Sundance: Why 'Me and Earl and the Dying Girl' Didn't Sell to the Highest Bidder
Multiple buyers offered $12 million-plus for the coming-of-age tearjerker, but the filmmakers went with Fox Searchlight's lower bid.
This story first appeared in the Feb. 6 issue of The Hollywood Reporter magazine.
Take note, indie film executives: The highest bid isn't always the winning bid. Consider, for example, Fox Searchlight's Jan. 26 acquisition of Me and Earl and the Dying Girl at the Sundance Film Festival.
Multiple buyers offered $12 million-plus for the coming-of-age tearjerker, an astronomical figure that would have made the film the biggest Sundance sale ever.

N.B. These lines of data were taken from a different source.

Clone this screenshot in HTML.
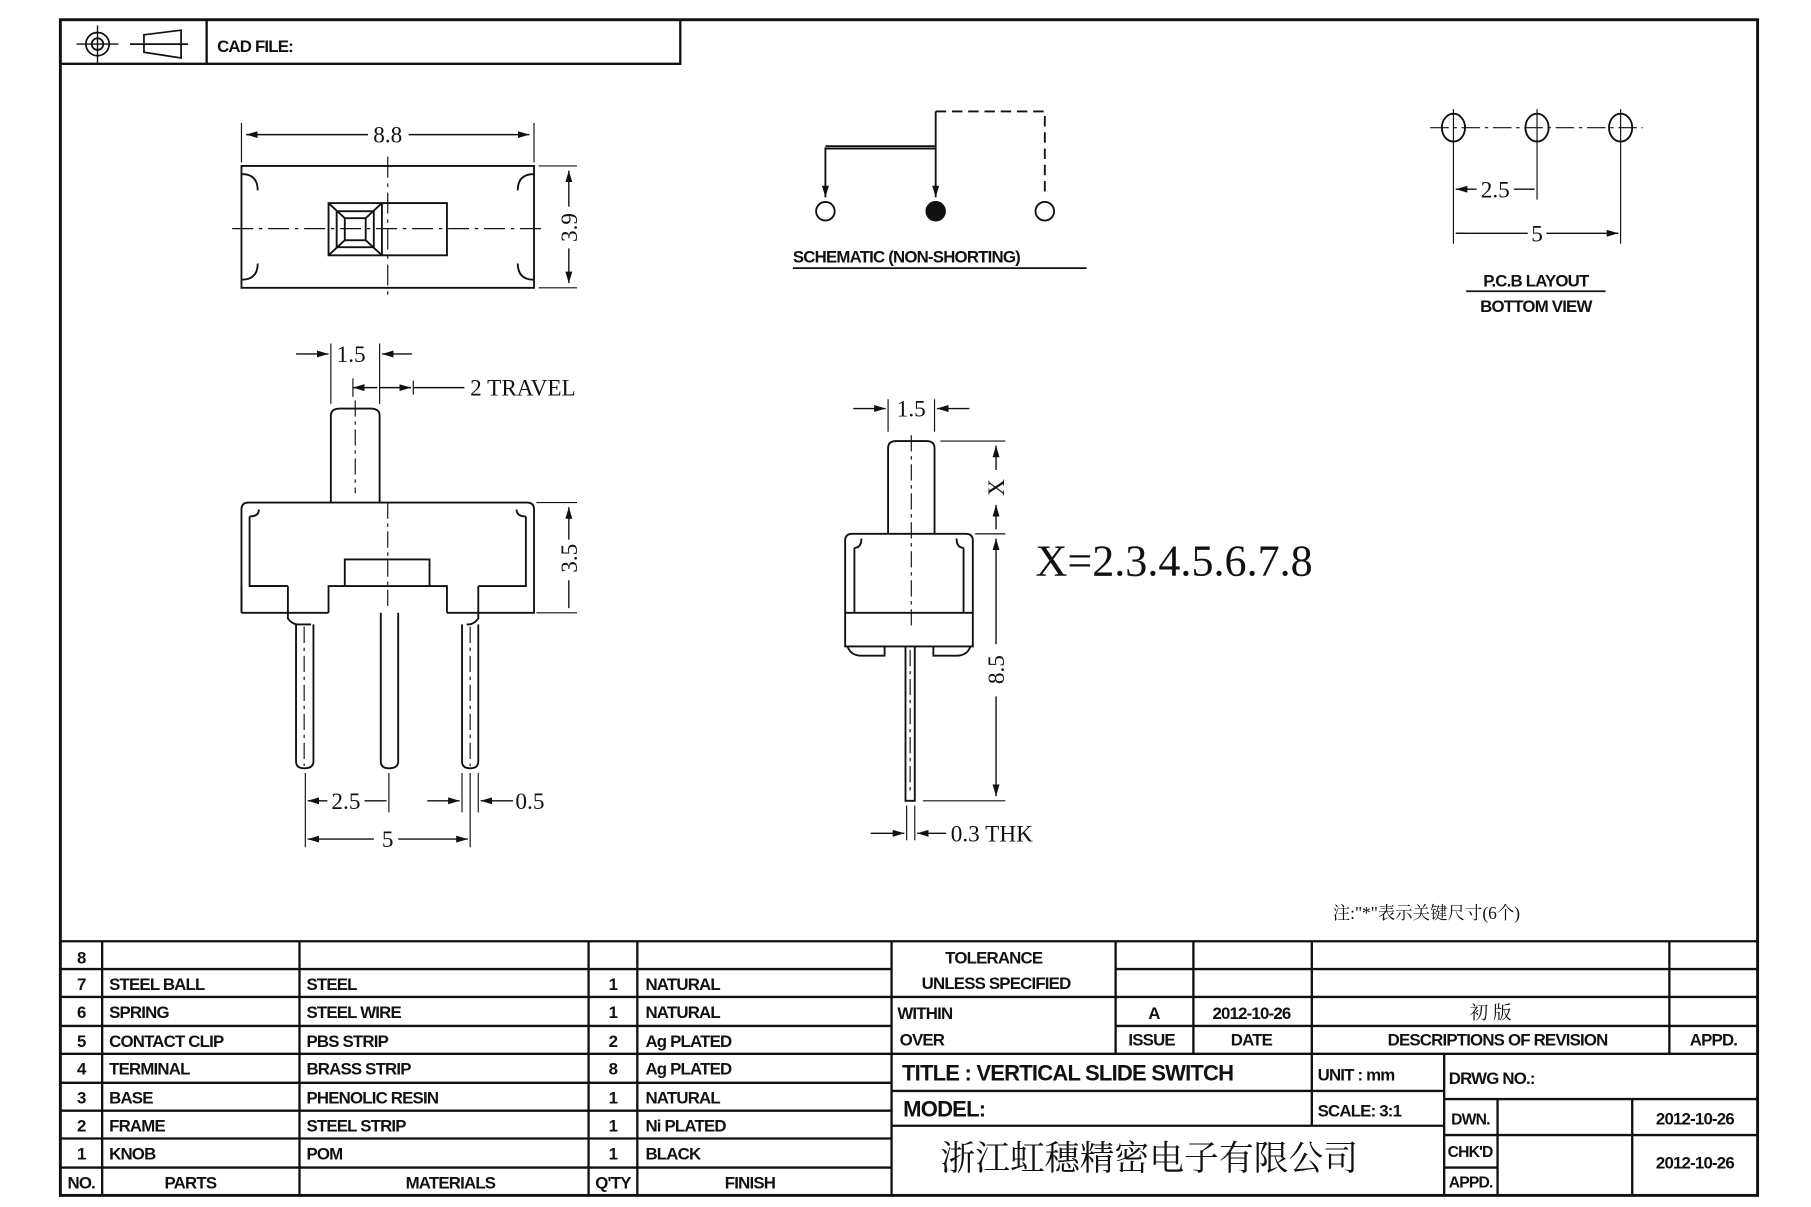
<!DOCTYPE html>
<html><head><meta charset="utf-8"><style>
html,body{margin:0;padding:0;background:#fff;}
svg{display:block;}
.t{font-family:"Liberation Sans Narrow","Liberation Sans",sans-serif;font-weight:bold;font-size:14.5px;letter-spacing:-0.7px;fill:#111;}
.d{font-family:"Liberation Serif",serif;font-size:20px;fill:#111;}
.c{text-anchor:middle;}
</style></head><body>
<svg width="1811" height="1207" viewBox="0 0 1560 1040" preserveAspectRatio="none" xmlns="http://www.w3.org/2000/svg">
<defs>
<marker id="a" viewBox="0 0 10 6" refX="10" refY="3" markerWidth="10" markerHeight="6" orient="auto-start-reverse" markerUnits="userSpaceOnUse"><path d="M0,0 L10,3 L0,6z" fill="#111"/></marker>
</defs>
<rect width="1560" height="1040" fill="#fff"/>
<g fill="none" stroke="#111">
<rect x="52" y="17" width="1462" height="1013" stroke-width="2.5"/>
<path d="M52 55 H586 V17 M178 17 V55" stroke-width="2"/>
<circle cx="84" cy="38" r="10" stroke-width="1.5"/><circle cx="84" cy="38" r="5" stroke-width="1.5"/>
<path d="M66 38 H102 M84 22 V54" stroke-width="1.2"/>
<path d="M112 38 H162 M124 30 L156 26 V50 L124 45 Z" stroke-width="1.5"/>

<g stroke-width="1.6">
<rect x="208" y="143" width="252" height="105"/>
<rect x="283" y="175" width="46" height="45"/>
<rect x="290" y="182" width="32" height="31"/>
<rect x="297" y="188" width="18" height="19"/>
<path d="M283 175 L297 188 M329 175 L315 188 M283 220 L297 207 M329 220 L315 207"/>
<path d="M329 175 H385 V220 H329"/>
<path d="M208 150 q14 0 14 14 M460 150 q-14 0 -14 14 M208 241 q14 0 14 -14 M460 241 q-14 0 -14 -14"/>
</g>
<path d="M200 197 H470 M334 135 V258" stroke-width="1" stroke-dasharray="18 5 3 5"/>
<path d="M208 140 V106 M460 140 V106 M464 143 H497 M464 248 H497" stroke-width="1"/>
<path d="M212 116 H317 M352 116 H456" stroke-width="1.2" marker-start="url(#a)" marker-end="url(#a)"/>
<path d="M490 147 V178 M490 214 V244" stroke-width="1.2" marker-start="url(#a)" marker-end="url(#a)"/>

<g stroke-width="1.6">
<path d="M285 433 V358 q0 -6 8 -6 H319 q8 0 8 6 V433"/>
<path d="M214 433 H454 q6 0 6 6 V528 H412 V533 q-4 5 -8 5 H402 M208 528 V439 q0 -6 6 -6"/>
<path d="M208 528 H248 V533 q4 5 8 5 H268 M208 505 V528 M215 445 V505 H248 M453 445 V505 H412 M412 505 V528"/>
<path d="M215 445 q8 0 8 -6 M453 445 q-8 0 -8 -6"/>
<path d="M248 528 V505 M283 528 V505 H385 V528 M297 505 V482 H370 V505 M248 528 H283 M385 528 H412 M248 505 H215"/>
<path d="M255 538 V656 q0 6 7 6 q8 0 8 -6 V538 M328 528 V656 q0 6 7 6 q8 0 8 -6 V528 M398 538 V656 q0 6 7 6 q7 0 7 -6 V538"/>
</g>
<path d="M306 345 V425 M334 433 V525 M262 540 V660 M405 540 V660" stroke-width="1" stroke-dasharray="14 4 3 4"/>
<path d="M285 296 V348 M327 296 V348 M304 326 V342 M356 328 V340 M263 666 V730 M335 666 V700 M405 666 V730 M398 666 V700 M412 666 V700 M462 433 H497 M462 528 H497" stroke-width="1"/>
<path d="M255 305 H283" stroke-width="1.2" marker-end="url(#a)"/>
<path d="M355 305 H329" stroke-width="1.2" marker-end="url(#a)"/>
<path d="M304 334 H325" stroke-width="1.2" marker-start="url(#a)"/>
<path d="M327 334 H354" stroke-width="1.2" marker-end="url(#a)"/>
<path d="M356 334 H400" stroke-width="1.2"/>
<path d="M490 437 V465 M490 500 V524" stroke-width="1.2" marker-start="url(#a)"/>
<path d="M265 690 H282 M314 690 H333" stroke-width="1.2" marker-start="url(#a)"/>
<path d="M368 690 H396" stroke-width="1.2" marker-end="url(#a)"/>
<path d="M442 690 H414" stroke-width="1.2" marker-end="url(#a)"/>
<path d="M265 723 H322" stroke-width="1.2" marker-start="url(#a)"/>
<path d="M343 723 H403" stroke-width="1.2" marker-end="url(#a)"/>

<g stroke-width="1.6">
<path d="M711 128 H806 M711 126 H806"/>
<path d="M711 127 V170" marker-end="url(#a)"/>
<path d="M806 96 V170" marker-end="url(#a)"/>
<path d="M806 96 H900 V170" stroke-dasharray="9 5" />
<circle cx="711" cy="182" r="8"/><circle cx="806" cy="182" r="8" fill="#111"/><circle cx="900" cy="182" r="8"/>
</g>
<path d="M683 231 H936" stroke-width="1.5"/>

<g stroke-width="1.6">
<ellipse cx="1252" cy="110" rx="10" ry="12"/><ellipse cx="1324" cy="110" rx="10" ry="12"/><ellipse cx="1396" cy="110" rx="10" ry="12"/>
</g>
<path d="M1232 110 H1415" stroke-width="1" stroke-dasharray="16 4 3 4"/>
<path d="M1252 94 V210 M1324 94 V172 M1396 94 V210" stroke-width="1"/>
<path d="M1254 163 H1272 M1304 163 H1322" stroke-width="1.2" marker-start="url(#a)"/>
<path d="M1254 201 H1316 M1332 201 H1394" stroke-width="1.2"/>
<path d="M1262 201 H1254 M1386 201 H1394" stroke-width="1.2" marker-end="url(#a)"/>
<path d="M1263 251 H1383" stroke-width="1.5"/>

<g stroke-width="1.6">
<path d="M765 460 V386 q0 -6 7 -6 H798 q7 0 7 6 V460"/>
<path d="M728 557 V466 q0 -6 6 -6 H832 q6 0 6 6 V557 Z M728 528 H838 M736 528 V472 M830 528 V472 M736 472 q6 0 6 -8 M830 472 q-6 0 -6 -8"/>
<path d="M730 557 q3 8 12 8 H762 V557 M836 557 q-3 8 -12 8 H804 V557"/>
<path d="M780 557 V690 H788 V557"/>
</g>
<path d="M785 375 V540 M784 560 V685" stroke-width="1" stroke-dasharray="14 4 3 4"/>
<path d="M765 344 V372 M805 344 V372 M810 380 H866 M840 460 H866 M795 690 H866 M781 694 V724 M788 694 V724" stroke-width="1"/>
<path d="M735 352 H763" stroke-width="1.2" marker-end="url(#a)"/>
<path d="M835 352 H807" stroke-width="1.2" marker-end="url(#a)"/>
<path d="M858 384 V405 M858 456 V435" stroke-width="1.2" marker-start="url(#a)" marker-end="url(#a)"/>
<path d="M858 464 V555 M858 600 V686" stroke-width="1.2" marker-start="url(#a)" marker-end="url(#a)"/>
<path d="M750 718 H779" stroke-width="1.2" marker-end="url(#a)"/>
<path d="M815 718 H790" stroke-width="1.2" marker-end="url(#a)"/>

<g stroke-width="2">
<path d="M52 811 H1514 M52 835 H768 M52 859 H1514 M52 884 H768 M52 908 H1514 M52 933 H768 M52 957 H768 M52 981 H768 M52 1006 H768"/>
<path d="M961 835 H1514 M961 884 H1514"/>
<path d="M88 811 V1030 M258 811 V1030 M507 811 V1030 M549 811 V1030 M768 811 V1030"/>
<path d="M961 811 V908 M1028 811 V908 M1130 811 V908 M1438 811 V908"/>
<path d="M768 940 H1244 M768 970 H1244 M1130 908 V970 M1244 908 V1030"/>
<path d="M1244 947 H1514 M1244 978 H1514 M1244 1006 H1290 M1290 947 V1030 M1406 947 V1030"/>
</g>
</g>

<text class="t" x="187" y="45" font-size="17">CAD FILE:</text>
<text class="d c" x="334" y="123">8.8</text>
<text class="d c" transform="translate(497,196) rotate(-90)">3.9</text>
<text class="d" x="290" y="312">1.5</text>
<text class="d" x="405" y="341">2 TRAVEL</text>
<text class="d c" transform="translate(497,481) rotate(-90)">3.5</text>
<text class="d c" x="298" y="697">2.5</text>
<text class="d" x="444" y="697">0.5</text>
<text class="d c" x="334" y="730">5</text>
<text class="t" x="683" y="226" font-size="17">SCHEMATIC (NON-SHORTING)</text>
<text class="d c" x="1288" y="170">2.5</text>
<text class="d c" x="1324" y="208">5</text>
<text class="t c" x="1323" y="247" font-size="17">P.C.B LAYOUT</text>
<text class="t c" x="1323" y="269" font-size="17">BOTTOM VIEW</text>
<text class="d c" x="785" y="359">1.5</text>
<text class="d c" transform="translate(865,420) rotate(-90)">X</text>
<text class="d c" transform="translate(865,577) rotate(-90)">8.5</text>
<text class="d" x="819" y="725">0.3 THK</text>
<text x="892" y="496" style="font-family:'Liberation Serif',serif;font-size:38px;fill:#111">X=2.3.4.5.6.7.8</text>
<text x="1148" y="792" style="font-family:'Liberation Serif','Noto Serif CJK SC',serif;font-size:15px;fill:#111">注:"*"表示关键尺寸(6个)</text>

<g class="t">
<text class="c" x="70" y="830">8</text>
<text class="c" x="70" y="853">7</text><text x="94" y="853">STEEL BALL</text><text x="264" y="853">STEEL</text><text class="c" x="528" y="853">1</text><text x="556" y="853">NATURAL</text>
<text class="c" x="70" y="877">6</text><text x="94" y="877">SPRING</text><text x="264" y="877">STEEL WIRE</text><text class="c" x="528" y="877">1</text><text x="556" y="877">NATURAL</text>
<text class="c" x="70" y="902">5</text><text x="94" y="902">CONTACT CLIP</text><text x="264" y="902">PBS STRIP</text><text class="c" x="528" y="902">2</text><text x="556" y="902">Ag PLATED</text>
<text class="c" x="70" y="926">4</text><text x="94" y="926">TERMINAL</text><text x="264" y="926">BRASS STRIP</text><text class="c" x="528" y="926">8</text><text x="556" y="926">Ag PLATED</text>
<text class="c" x="70" y="951">3</text><text x="94" y="951">BASE</text><text x="264" y="951">PHENOLIC RESIN</text><text class="c" x="528" y="951">1</text><text x="556" y="951">NATURAL</text>
<text class="c" x="70" y="975">2</text><text x="94" y="975">FRAME</text><text x="264" y="975">STEEL STRIP</text><text class="c" x="528" y="975">1</text><text x="556" y="975">Ni PLATED</text>
<text class="c" x="70" y="999">1</text><text x="94" y="999">KNOB</text><text x="264" y="999">POM</text><text class="c" x="528" y="999">1</text><text x="556" y="999">BLACK</text>
<text class="c" x="70" y="1024">NO.</text><text class="c" x="164" y="1024">PARTS</text><text class="c" x="388" y="1024">MATERIALS</text><text class="c" x="528" y="1024">Q'TY</text><text class="c" x="646" y="1024">FINISH</text>
<text class="c" x="856" y="830">TOLERANCE</text>
<text class="c" x="858" y="852">UNLESS  SPECIFIED</text>
<text x="773" y="878">WITHIN</text><text x="775" y="901">OVER</text>
<text class="c" x="994" y="878">A</text><text class="c" x="1078" y="878">2012-10-26</text>
<text class="c" x="992" y="901">ISSUE</text><text class="c" x="1078" y="901">DATE</text>
<text class="c" x="1290" y="901">DESCRIPTIONS OF REVISION</text><text class="c" x="1476" y="901">APPD.</text>
<text x="777" y="931" font-size="19">TITLE :  VERTICAL SLIDE SWITCH</text>
<text x="1135" y="931">UNIT :  mm</text>
<text x="778" y="962" font-size="19">MODEL:</text>
<text x="1135" y="962">SCALE:  3:1</text>
<text x="1248" y="934">DRWG NO.:</text>
<text x="1250" y="969" font-size="13.5">DWN.</text>
<text x="1247" y="997" font-size="13.5">CHK'D</text>
<text x="1248" y="1023" font-size="13.5">APPD.</text>
<text class="c" x="1460" y="969">2012-10-26</text>
<text class="c" x="1460" y="1007">2012-10-26</text>
</g>
<text x="1284" y="878" text-anchor="middle" style="font-family:'Noto Serif CJK SC',serif;font-size:16px;fill:#111">初 版</text>
<text x="810" y="1008" style="font-family:'Noto Serif CJK SC','Noto Sans CJK SC',serif;font-size:30px;fill:#111">浙江虹穗精密电子有限公司</text>
</svg>
</body></html>
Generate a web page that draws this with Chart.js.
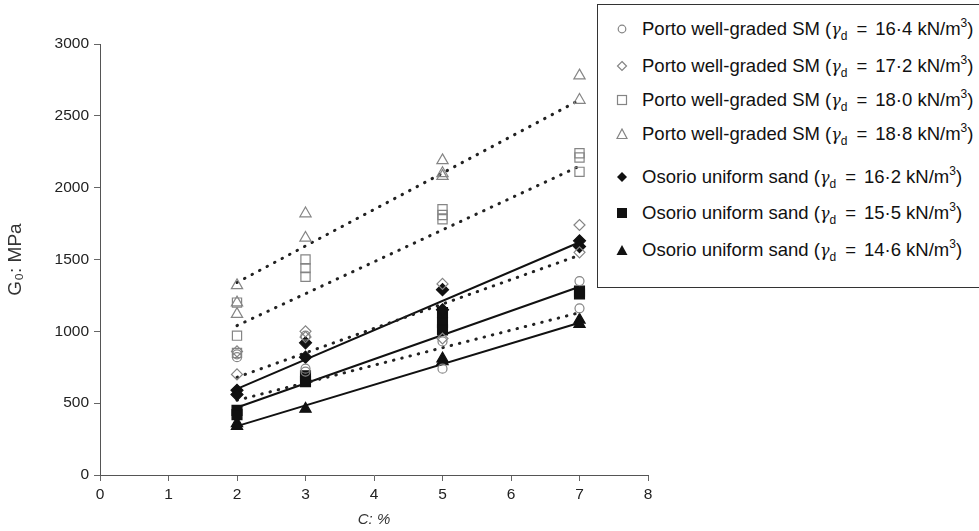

But the filmmakers went with Searchlight's lower bid, which sources peg at mid-seven figures for worldwide rights. The reason, says an insider, is that Searchlight crafted "a really creative deal." A Searchlight source concurs that the deal was unique, describing it as a "partnership" with the film's financier Indian Paintbrush that has a different structure from an outright buy and could be more beneficial to the filmmakers in success.
After premiering in the U.S. Dramatic Competition at the Eccles theater Jan. 25 and drawing a five-minute standing ovation, Me and Earl set off a frenzy among buyers at an already feverish Sundance market. At the afterparty on Main Street, the buzz became deafening, with WME Global's Graham Taylor, who repped the Alfonso Gomez-Rejon-directed film, fielding offers of up to $7 million from five bidders. By 7 p.m., eight bidders were vying, including Focus Features, CBS Films, Lionsgate, A24, Miramax and The Weinstein Co. (Harvey Weinstein watched the film on a screener in L.A., where he was throwing a SAG Awards party.)
At that point, the top offer was $8 million, but bids escalated even higher, with buyers dubbing it The Fault in Our Stars with better reviews. THR critic John DeFore called it "film-geek friendly but thoroughly accessible and very funny," adding that it "has the makings of a mainstream hit."
Once Searchlight's offer was determined to be the most interesting, dealmaking then continued throughout the night.
Technically, Me and Earl didn't set a Sundance record, despite numerous outlets citing the $12 million figure as the final price tag. That distinction belongs to several films that have fetched $10 million, including Hamlet 2, which Focus Features bought for $10 million during the festival's 2008 incarnation. It's not even clear if Me and Earl marks this year's high. Dope, Rick Famuyiwa's coming-of-age urban dramedy set in Inglewood, Calif., sold to Open Road and Sony for $7 million after a bidding war. And on Jan. 27, Searchlight seemingly outdid the Me and Earl deal by paying $9 million for the love drama Brooklyn. That deal encompassed only U.S. rights and some non-English territories.
Still, the filmmakers aren't complaining. "[The Searchlight deal] was for a lot of money while preserving real upside if the movie works out," says the insider. And its chances are good. After all, Searchlight sibling Fox expertly handled Fault, another movie about a terminally ill teenage girl, which had a worldwide haul that topped $300 million.
Updated Jan. 28 4:15 PM ET: Focus Features, not Fox Searchlight, bought Hamlet 2.